*Information provided*.
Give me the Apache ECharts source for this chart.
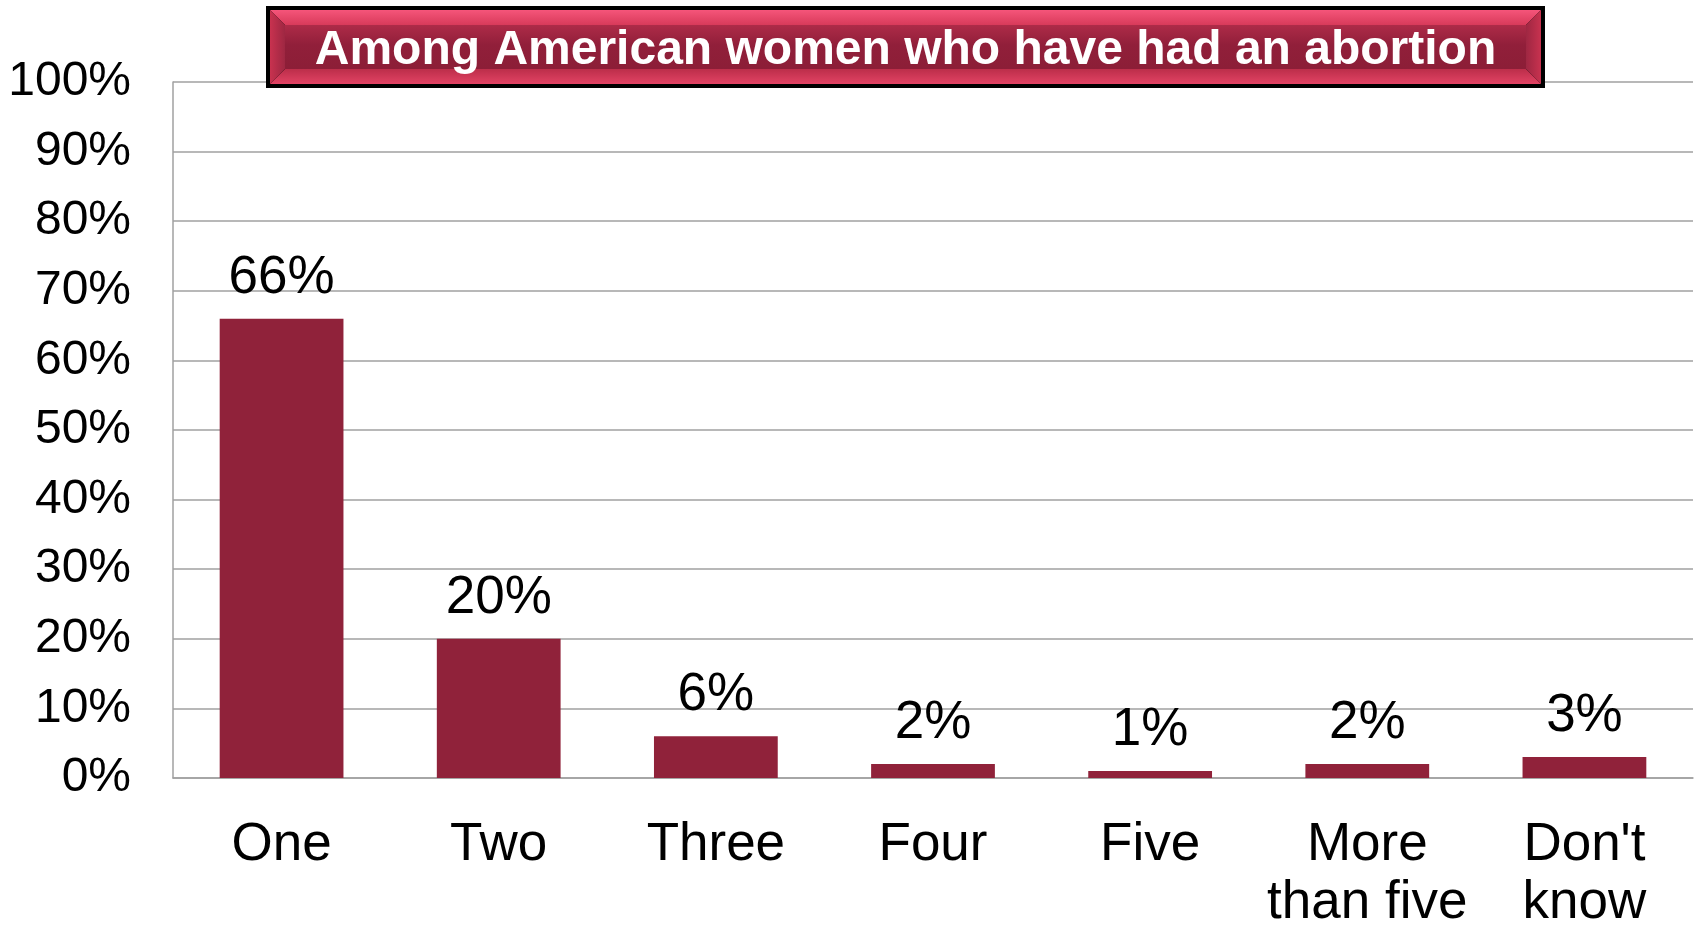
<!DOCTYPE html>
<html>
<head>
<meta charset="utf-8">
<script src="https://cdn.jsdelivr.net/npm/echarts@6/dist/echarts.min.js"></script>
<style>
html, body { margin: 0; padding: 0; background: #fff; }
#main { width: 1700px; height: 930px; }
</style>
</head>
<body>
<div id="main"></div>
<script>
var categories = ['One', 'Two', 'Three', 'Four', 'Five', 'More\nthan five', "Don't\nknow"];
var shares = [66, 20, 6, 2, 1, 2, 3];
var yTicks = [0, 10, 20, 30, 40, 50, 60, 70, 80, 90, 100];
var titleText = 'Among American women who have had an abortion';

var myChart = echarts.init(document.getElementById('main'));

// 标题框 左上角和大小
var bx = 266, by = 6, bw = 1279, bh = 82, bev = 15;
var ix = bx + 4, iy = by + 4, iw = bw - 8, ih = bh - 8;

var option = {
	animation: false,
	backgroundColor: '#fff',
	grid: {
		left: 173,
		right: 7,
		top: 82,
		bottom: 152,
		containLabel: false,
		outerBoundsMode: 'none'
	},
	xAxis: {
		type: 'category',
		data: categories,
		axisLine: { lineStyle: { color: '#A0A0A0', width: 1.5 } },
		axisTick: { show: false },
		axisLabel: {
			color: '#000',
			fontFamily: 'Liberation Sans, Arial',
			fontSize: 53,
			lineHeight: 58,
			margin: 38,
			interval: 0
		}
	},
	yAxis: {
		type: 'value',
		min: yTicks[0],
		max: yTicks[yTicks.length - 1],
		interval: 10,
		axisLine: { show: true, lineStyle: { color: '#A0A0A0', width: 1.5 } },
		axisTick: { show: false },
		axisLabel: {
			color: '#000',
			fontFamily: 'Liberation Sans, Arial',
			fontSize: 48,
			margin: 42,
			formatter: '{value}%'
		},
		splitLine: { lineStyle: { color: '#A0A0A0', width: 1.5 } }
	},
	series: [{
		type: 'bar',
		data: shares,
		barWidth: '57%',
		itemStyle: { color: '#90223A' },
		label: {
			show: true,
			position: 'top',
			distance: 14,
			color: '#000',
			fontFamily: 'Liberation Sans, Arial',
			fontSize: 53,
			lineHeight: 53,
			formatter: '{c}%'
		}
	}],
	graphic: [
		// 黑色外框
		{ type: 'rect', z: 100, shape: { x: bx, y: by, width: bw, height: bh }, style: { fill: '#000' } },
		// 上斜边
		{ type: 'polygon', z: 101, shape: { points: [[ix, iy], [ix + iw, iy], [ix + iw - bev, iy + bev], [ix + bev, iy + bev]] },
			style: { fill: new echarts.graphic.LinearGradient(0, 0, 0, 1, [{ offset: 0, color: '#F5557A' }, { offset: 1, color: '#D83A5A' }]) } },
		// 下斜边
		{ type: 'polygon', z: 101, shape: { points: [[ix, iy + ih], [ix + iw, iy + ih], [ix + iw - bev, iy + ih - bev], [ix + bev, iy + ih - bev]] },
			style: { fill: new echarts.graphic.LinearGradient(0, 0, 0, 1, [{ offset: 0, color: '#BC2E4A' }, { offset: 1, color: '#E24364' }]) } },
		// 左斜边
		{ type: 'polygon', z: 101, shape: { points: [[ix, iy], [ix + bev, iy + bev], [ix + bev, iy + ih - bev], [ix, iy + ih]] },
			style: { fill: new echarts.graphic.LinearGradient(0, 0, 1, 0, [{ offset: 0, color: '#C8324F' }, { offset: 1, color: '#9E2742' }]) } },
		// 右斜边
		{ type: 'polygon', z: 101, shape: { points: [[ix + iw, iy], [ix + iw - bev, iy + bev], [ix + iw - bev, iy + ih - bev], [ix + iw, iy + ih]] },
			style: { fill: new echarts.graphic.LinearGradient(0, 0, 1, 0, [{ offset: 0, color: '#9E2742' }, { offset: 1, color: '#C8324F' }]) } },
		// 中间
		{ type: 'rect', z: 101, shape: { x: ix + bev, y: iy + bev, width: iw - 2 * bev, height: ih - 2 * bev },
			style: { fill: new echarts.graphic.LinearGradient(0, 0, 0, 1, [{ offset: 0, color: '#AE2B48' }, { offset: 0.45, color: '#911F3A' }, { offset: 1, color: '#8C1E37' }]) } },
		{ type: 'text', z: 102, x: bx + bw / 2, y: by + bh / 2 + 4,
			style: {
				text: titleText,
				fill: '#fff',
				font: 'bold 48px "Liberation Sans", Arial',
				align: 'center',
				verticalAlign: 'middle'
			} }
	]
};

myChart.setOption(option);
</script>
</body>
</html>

*Your instructions*.
Transcribe all the lines above exactly, apart from the pictures.

*Reply to the task*.
Give me the Apache ECharts source for this chart.
<!DOCTYPE html>
<html>
<head>
<meta charset="utf-8">
<script src="https://cdn.jsdelivr.net/npm/echarts@6/dist/echarts.min.js"></script>
<style>
html, body { margin: 0; padding: 0; background: #fff; }
#main { width: 1700px; height: 930px; }
</style>
</head>
<body>
<div id="main"></div>
<script>
var categories = ['One', 'Two', 'Three', 'Four', 'Five', 'More\nthan five', "Don't\nknow"];
var shares = [66, 20, 6, 2, 1, 2, 3];
var yTicks = [0, 10, 20, 30, 40, 50, 60, 70, 80, 90, 100];
var titleText = 'Among American women who have had an abortion';

var myChart = echarts.init(document.getElementById('main'));

// 标题框 左上角和大小
var bx = 266, by = 6, bw = 1279, bh = 82, bev = 15;
var ix = bx + 4, iy = by + 4, iw = bw - 8, ih = bh - 8;

var option = {
	animation: false,
	backgroundColor: '#fff',
	grid: {
		left: 173,
		right: 7,
		top: 82,
		bottom: 152,
		containLabel: false,
		outerBoundsMode: 'none'
	},
	xAxis: {
		type: 'category',
		data: categories,
		axisLine: { lineStyle: { color: '#A0A0A0', width: 1.5 } },
		axisTick: { show: false },
		axisLabel: {
			color: '#000',
			fontFamily: 'Liberation Sans, Arial',
			fontSize: 53,
			lineHeight: 58,
			margin: 38,
			interval: 0
		}
	},
	yAxis: {
		type: 'value',
		min: yTicks[0],
		max: yTicks[yTicks.length - 1],
		interval: 10,
		axisLine: { show: true, lineStyle: { color: '#A0A0A0', width: 1.5 } },
		axisTick: { show: false },
		axisLabel: {
			color: '#000',
			fontFamily: 'Liberation Sans, Arial',
			fontSize: 48,
			margin: 42,
			formatter: '{value}%'
		},
		splitLine: { lineStyle: { color: '#A0A0A0', width: 1.5 } }
	},
	series: [{
		type: 'bar',
		data: shares,
		barWidth: '57%',
		itemStyle: { color: '#90223A' },
		label: {
			show: true,
			position: 'top',
			distance: 14,
			color: '#000',
			fontFamily: 'Liberation Sans, Arial',
			fontSize: 53,
			lineHeight: 53,
			formatter: '{c}%'
		}
	}],
	graphic: [
		// 黑色外框
		{ type: 'rect', z: 100, shape: { x: bx, y: by, width: bw, height: bh }, style: { fill: '#000' } },
		// 上斜边
		{ type: 'polygon', z: 101, shape: { points: [[ix, iy], [ix + iw, iy], [ix + iw - bev, iy + bev], [ix + bev, iy + bev]] },
			style: { fill: new echarts.graphic.LinearGradient(0, 0, 0, 1, [{ offset: 0, color: '#F5557A' }, { offset: 1, color: '#D83A5A' }]) } },
		// 下斜边
		{ type: 'polygon', z: 101, shape: { points: [[ix, iy + ih], [ix + iw, iy + ih], [ix + iw - bev, iy + ih - bev], [ix + bev, iy + ih - bev]] },
			style: { fill: new echarts.graphic.LinearGradient(0, 0, 0, 1, [{ offset: 0, color: '#BC2E4A' }, { offset: 1, color: '#E24364' }]) } },
		// 左斜边
		{ type: 'polygon', z: 101, shape: { points: [[ix, iy], [ix + bev, iy + bev], [ix + bev, iy + ih - bev], [ix, iy + ih]] },
			style: { fill: new echarts.graphic.LinearGradient(0, 0, 1, 0, [{ offset: 0, color: '#C8324F' }, { offset: 1, color: '#9E2742' }]) } },
		// 右斜边
		{ type: 'polygon', z: 101, shape: { points: [[ix + iw, iy], [ix + iw - bev, iy + bev], [ix + iw - bev, iy + ih - bev], [ix + iw, iy + ih]] },
			style: { fill: new echarts.graphic.LinearGradient(0, 0, 1, 0, [{ offset: 0, color: '#9E2742' }, { offset: 1, color: '#C8324F' }]) } },
		// 中间
		{ type: 'rect', z: 101, shape: { x: ix + bev, y: iy + bev, width: iw - 2 * bev, height: ih - 2 * bev },
			style: { fill: new echarts.graphic.LinearGradient(0, 0, 0, 1, [{ offset: 0, color: '#AE2B48' }, { offset: 0.45, color: '#911F3A' }, { offset: 1, color: '#8C1E37' }]) } },
		{ type: 'text', z: 102, x: bx + bw / 2, y: by + bh / 2 + 4,
			style: {
				text: titleText,
				fill: '#fff',
				font: 'bold 48px "Liberation Sans", Arial',
				align: 'center',
				verticalAlign: 'middle'
			} }
	]
};

myChart.setOption(option);
</script>
</body>
</html>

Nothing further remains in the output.